Hunlar, daha sonra da Avarlar, Hazarlar, Bulgarlar, Hazarlar, Peçenekler, Kumanlar ve Oğuz (Uz) lar Avrupa'ya göç ve akın hareketlerin de bulunurken Orta Asya elbette boşalmış değildi. Türklüğün Anayurdu olan Orta Asya yine en büyük Türk kütlelerini sinesinde barındırıyordu. Zaten ta eski çağdan zamanımıza kadar olan Türk tarihi toplu şekilde gözden geçirilecek olursa, batıya gitmek üzere Orta Asya’dan ayrılan Türklerden Hazar denizi kuzey yolunu seçenlerinin istikballeri Türklük bakımından pek parlak olmamıştır. Türk kavminin devamlılığını temin edenler, Orta Asya’da yaşamakta devam edenlerle Hazar denizinin güneyindeki yolu takip ederek batıya ilerleyenler olmuştur.
Orhon Kitabeleri: Gök Türk hakanı Bilge’nin zamanını anlatan bu kitabelerin birincisi 620, sonuncusu 635 tarihinde Orhon nehri kenarına dikilmişlerdir.
Asya'da büyük Hun imparatorluğundan sonra kurulan Türk devletlerinden birisi de Gök Türk İmparatorluğudur. Gök Türklerin, eski Türk tarihi bakımından ehemmiyetleri büyüktür, ilk defa «Türk» adı söylenmek suretiyle kurulan ilk Türk devlet budur. Ayrıca bugün için bilinen en eski Türk kitabeleri de Gök Türklerden kalmıştır.
Orta Asya'daki Türkleri tek bir idare altında toplamaya muvaffak olan Gök Türk imparatorluğu (552 - 659) Çinlilerin Türk beylerini birbirine düşürmesi ve mütemadi hücumları yüzünden pek uzun ömürlü olamamışsa da, Kutluk Han ismindeki bir kahramanın gayretiyle Gök Türk devleti yeniden kurulmuş (681 - 745) ve bir müddet daha devam etmiştir.
Orhon Kitabelerinden bir yazı: Bu kitabelerin en mühim parçasında şöyle dinilmektedir.”Ey Türk, Oğuz beyleri, milleti işitin, yukarıda mavi gök çökmezse, aşağıda yağız toprak delinmezse senin ilini, senin töreni kim boğabilir? ”
Karluk Türkleri ile birleşip Kutluk devletini yıkarak ayrı bir devlet kuran Uygurların da Türk medeniyeti tarihinde mühim rolleri vardır.

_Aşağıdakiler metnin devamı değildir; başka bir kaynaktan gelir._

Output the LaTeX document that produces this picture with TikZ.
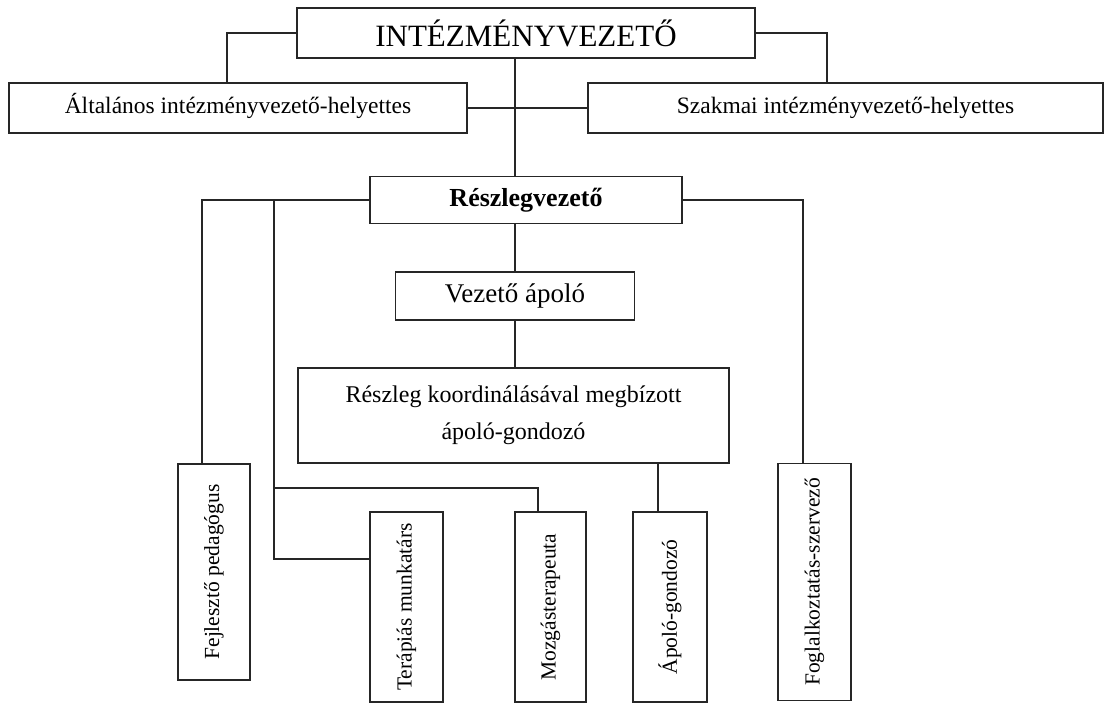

Uygur yazısı diye isimlendirdiğimiz hususi bir yazıya sahip olan Uygurlar, medeniyet bakımından çok ilerlemiş vaziyette idiler.
Oğuzlara yol gösteren bozkurt (Ressamlarımızın vakayı temsil eden bir tablosu)
Asya'nın iç kısmında kurulan Türk devletlerini sayarken Akhunlar (Eftalitler) ve Türkeşleri de ayrıca hatırlamak lâzımdır.